Let’s see MirroredStrategy in action. Imagine you have a simple Keras model and want to train it on two GPUs.
import tensorflow as tf
# Define a simple Keras model
def build_model():
model = tf.keras.Sequential([
tf.keras.layers.Dense(128, activation='relu', input_shape=(784,)),
tf.keras.layers.Dense(10, activation='softmax')
])
return model
# Create a MirroredStrategy
strategy = tf.distribute.MirroredStrategy()
print(f"Number of devices: {strategy.num_replicas_in_sync}")
# Build the model within the strategy's scope
with strategy.scope():
model = build_model()
optimizer = tf.keras.optimizers.Adam()
model.compile(optimizer=optimizer,
loss='sparse_categorical_crossentropy',
metrics=['accuracy'])
# Generate some dummy data
(x_train, y_train), _ = tf.keras.datasets.mnist.load_data()
x_train = x_train.reshape(-1, 784).astype('float32') / 255.0
y_train = y_train.astype('int32')
# Train the model
model.fit(x_train, y_train, epochs=5, batch_size=32)

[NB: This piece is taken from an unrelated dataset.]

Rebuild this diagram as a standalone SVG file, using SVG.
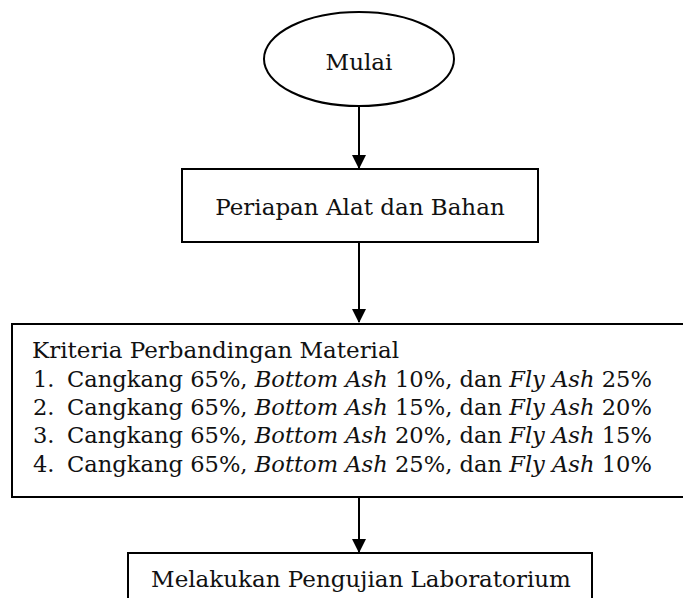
<svg xmlns="http://www.w3.org/2000/svg" width="683" height="598" viewBox="0 0 683 598">
<style>
.shape{fill:#fff;stroke:#000;stroke-width:2}
.conn{stroke:#000;stroke-width:2;fill:none}
.t1{font-family:"DejaVu Serif","Liberation Serif",serif;font-size:23px;fill:#111}
.ln{font-size:22.6px}
.it{font-style:italic}
</style>
<defs>
<marker id="arr" markerWidth="14" markerHeight="15" refX="13" refY="7" orient="auto" markerUnits="userSpaceOnUse" viewBox="0 0 14 14">
<path d="M0,0 L14,7 L0,14 Z" fill="#000"/>
</marker>
</defs>
<rect width="683" height="598" fill="#fff"/>
<g id="connectors">
<line class="conn" x1="359" y1="106" x2="359" y2="168" marker-end="url(#arr)"/>
<line class="conn" x1="359" y1="242" x2="359" y2="322" marker-end="url(#arr)"/>
<line class="conn" x1="359" y1="497" x2="359" y2="552" marker-end="url(#arr)"/>
</g>
<g id="mulai">
<ellipse class="shape" cx="359" cy="59" rx="95" ry="47"/>
<text class="t1" x="359" y="70" text-anchor="middle">Mulai</text>
</g>
<g id="persiapan">
<rect class="shape" x="182" y="169" width="356" height="73"/>
<text class="t1" x="360" y="215" text-anchor="middle">Periapan Alat dan Bahan</text>
</g>
<g id="kriteria">
<rect class="shape" x="12" y="324" width="700" height="173"/>
<text class="t1" x="32" y="358">Kriteria Perbandingan Material</text>
<text class="t1 ln" x="33" y="387">1.</text>
<text class="t1 ln" x="67" y="387">Cangkang 65%, <tspan class="it">Bottom Ash</tspan> 10%, dan <tspan class="it">Fly Ash</tspan> 25%</text>
<text class="t1 ln" x="33" y="415">2.</text>
<text class="t1 ln" x="67" y="415">Cangkang 65%, <tspan class="it">Bottom Ash</tspan> 15%, dan <tspan class="it">Fly Ash</tspan> 20%</text>
<text class="t1 ln" x="33" y="443">3.</text>
<text class="t1 ln" x="67" y="443">Cangkang 65%, <tspan class="it">Bottom Ash</tspan> 20%, dan <tspan class="it">Fly Ash</tspan> 15%</text>
<text class="t1 ln" x="33" y="472">4.</text>
<text class="t1 ln" x="67" y="472">Cangkang 65%, <tspan class="it">Bottom Ash</tspan> 25%, dan <tspan class="it">Fly Ash</tspan> 10%</text>
</g>
<g id="pengujian">
<rect class="shape" x="128" y="553" width="464" height="60"/>
<text class="t1" x="361" y="587" text-anchor="middle">Melakukan Pengujian Laboratorium</text>
</g>
</svg>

When you run this, TensorFlow automatically divides the data and the model’s variables across the available GPUs. MirroredStrategy creates a replica of your model on each GPU. During the forward pass, each replica processes a slice of the input batch. Gradients are then computed independently on each replica. The crucial part is the synchronization: before the optimizer updates the weights, the gradients from all replicas are averaged. This ensures that all model replicas stay in sync. The print(f"Number of devices: {strategy.num_replicas_in_sync}") will output the number of GPUs TensorFlow detected and is using for distribution.
The core problem MirroredStrategy solves is efficiently scaling training by leveraging multiple processing units without the overhead of explicit communication for every single operation. Unlike older methods where a central parameter server might become a bottleneck, MirroredStrategy performs gradient aggregation locally on each node (or GPU in this case) before a final reduction. This minimizes network latency and maximizes GPU utilization. The strategy.scope() context manager is key; any Keras objects (like the model, optimizer, and variables) created within this scope are automatically distributed according to the strategy.
The ParameterServerStrategy (and its asynchronous variant) was designed for distributed training across multiple machines, often with a dedicated set of "parameter servers" that hold the model’s weights. Workers would fetch weights from the servers, compute gradients, and push those gradients back. This is powerful for massive models and clusters but introduces significant communication overhead. MirroredStrategy is optimized for a single machine with multiple GPUs, where communication between GPUs is much faster. It achieves data parallelism by replicating the entire model on each device and synchronously averaging gradients.
The surprising efficiency of MirroredStrategy comes from its implicit collective operations. When gradients are calculated on each GPU, TensorFlow uses highly optimized communication primitives (like tf.distribute.Strategy.reduce with SUM_OVER_REACH) to average them. This is often implemented using NCCL (NVIDIA Collective Communications Library) on NVIDIA hardware, which is extremely fast for intra-node GPU communication. The optimizer then applies the averaged gradient to the local copy of the weights on each GPU, ensuring consistency.
A common pitfall is not placing model and optimizer creation within the strategy.scope(). If you create your model or optimizer outside this context, they won’t be aware of the distribution strategy, and training will likely occur on only one device (the CPU or the first GPU), negating the benefits of multi-GPU setup. The optimizer itself is also replicated, and its apply_gradients method is orchestrated by the strategy to update all replicas correctly.
If you intend to distribute training across multiple machines, you would typically use MultiWorkerMirroredStrategy or ParameterServerStrategy (though MultiWorkerMirroredStrategy is generally preferred for its synchronous nature and ease of use).